Mundo das Palavras

Um homem

Coluna semanal do jornalista, doutor em Comunicação Social e professor Oswaldo Coimbra

O que torna uma pessoa capaz de se destacar em mais de uma profissão? Esta é a pergunta óbvia que se formula quem conheceu a incrível versatilidade de Ruy Fernando Barbosa. Advogado, ele terminou seus dias aposentado como analista judiciário de Tribunal Regional Federal.

 Ruy, contudo, foi um jornalista brilhante em publicações de diversas áreas de especializações nas quais quase sempre terminou ocupando o cargo de redator-chefe: Veja, Quatro Rodas, Playboy etc. Seu orgulho maior, como jornalista era o de ter sido repórter da revista cuja existência criou a fase áurea da Grande Reportagem Impressa, no Brasil:  Realidade.

Depois, Rui mudou de mídia. Instalou-se nas emissoras de televisão. E na Tv Globo paulista inventou o formato do telejornal Bom Dia, São Paulo, origem dos programas semelhantes espalhados, depois, pelo país inteiro. 

A certa altura destas atividades nos meios de comunicação de massa, ele foi convidado pela Universidade Estadual de Londrina-UEL a montar sozinho uma Faculdade de Jornalismo. Usando a experiência de docente que começara a acumular em aulas ministradas na Faculdade Cásper Líbero, ao longo de dois anos e meio, Ruy montou o programa do curso da UEL, preparou seus primeiros concursos para contratação de docentes, tornou-se seu primeiro chefe de departamento de Jornalismo. E ainda criou uma editora para a universidade.

Depois, deu um salto inesperado para o campo da Psicologia. Graduou-se na área e, em São Paulo, adquiriu especializações em Psicanálise e em Psico-Oncologia. Em New York, foi obter formação em Analise Bioenergética. Passou a atuar como psicoterapeuta profissional, e chegou a supervisor do Programa de Doenças Afetivas do Departamento de Psiquiatria da Escola Paulista de Medicina.

De vez em quanto, Ruy juntava duas de suas especializações. Psicologia e Jornalismo, no Canal Futura e na Revista Cláudia onde atendia telespectadores e leitores angustiados com questões afetivas.

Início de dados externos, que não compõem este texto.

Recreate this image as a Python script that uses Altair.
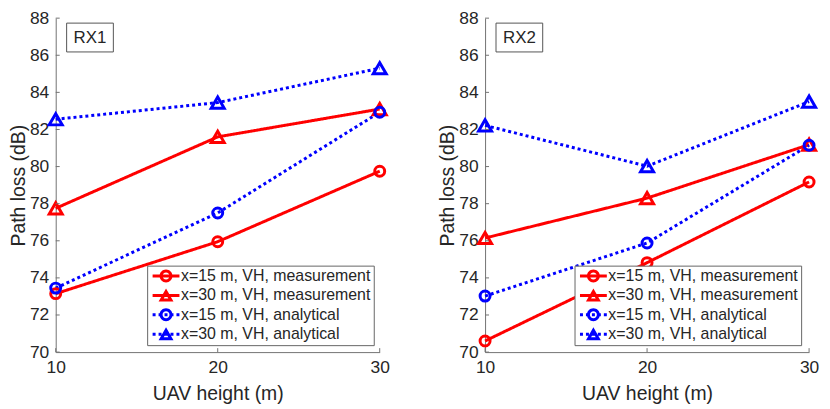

Jornalismo e Direito, na TV e Rádio Justiça, de Brasília, onde exerceu o cargo de coordenador.

Mas Rui tinha também voz bonita. Adorava cantar e compor. Com estes outros predicados se apresentou em espetáculos noturnos em bares paulistas, ao lado do cartunista Paulo Caruzo. Chegou a compor, a pedido de Augusto Boal, músicas de humor destinadas a um show que o diretor de teatro ia montar para Ari Toledo.

Diante de tantas atividades empreendidas com êxito por ele, há, entretanto, uma outra pergunta menos óbvia a ser feita por quem conheceu as circunstâncias nas quais Ruy viveu os seus últimos 11 anos. Pois, em 2002, Ruy perdeu partes de ossos, uretra e próstata ao ser atingido no quadril por uma bala perdida, no Rio de Janeiro. Teve de passar por 16 cirurgias. Enfrentou o desespero e a solidão próprios dos tratamentos hospitalares prolongados. Só aos poucos  reaprendeu a andar, apoiando-se em andador, muletas e bengalas.

Quando retornou às suas atividades, porém, surpreendeu os amigos. Sua inteligência e seu humor estavam intactos, pareciam mais refinados ainda. Assim como sua conhecida alegria, seu equilíbrio e sua empatia. Atendia seus clientes, como psicólogo, como se tanto sofrimento físico não tivesse afetado em nada seu ânimo.

Há menos de um ano, Ruy morreu. De embolia pulmonar, poucos dias após se submeter à décima sétima cirurgia para extração da vesícula.

Dele ficaram imagens no Youtube. Ruy, bengala ao lado, canta suas músicas de humor. E revela seu grande amor à vida e às pessoas.

De onde tirava tanta força este homem estranho e encantador? Esta é a outra pergunta que ele nos deixou.